ONBEKENDE GOD
Deze uitdrukking stond in een inscriptie op een altaar dat de apostel Paulus tijdens zijn verblijf in Athene zag. De Atheners gaven van hun vrees voor godheden blijk door veel tempels en altaren te bouwen. Zij gingen zelfs zo ver dat zij het abstracte verafgoodden, doordat zij altaren oprichtten voor de Roem, de Bescheidenheid, de Kracht, de Overredingskunst en het Medelijden. Mogelijk uit vrees een god over het hoofd te zien en zich daardoor zijn misnoegen op de hals te halen, hadden de mannen van Athene een altaar opgericht met het opschrift: „Aan een onbekende God”. Aan het begin van zijn toespraak voor de stoïcijnen, epicuristen en anderen die op de Areopagus (Marsheuvel) samengekomen waren, vestigde Paulus tactvol hun aandacht op dit altaar en zei tot hen dat hij deze hun tot dusver onbekende God verkondigde. — Han 17:18, 19, 22-34.

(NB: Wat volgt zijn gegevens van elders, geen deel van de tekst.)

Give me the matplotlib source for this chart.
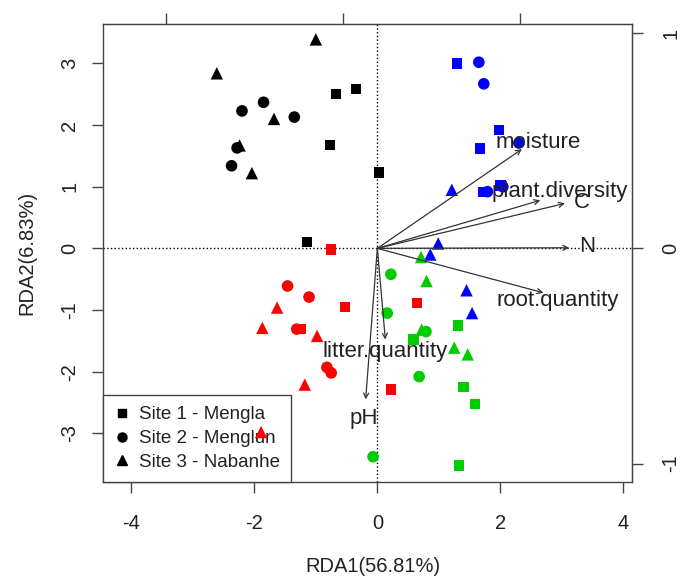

Dat in Griekenland dergelijke altaren bestonden, wordt door de Griekse schrijvers Philostratus (170?–245 G.T.) en Pausanias (2de eeuw G.T.) bevestigd. Pausanias spreekt over altaren van „goden met de naam de Onbekende” (Rondleiding door Griekenland, Attica I, 4). Philostratus schrijft in zijn werk Leven van Apollonius van Tyana (VI, III): „Het getuigt van veel meer wijsheid en verstand om over alle goden goed te spreken, vooral in Athene, waar zelfs altaren opgericht zijn ter ere van onbekende goden.”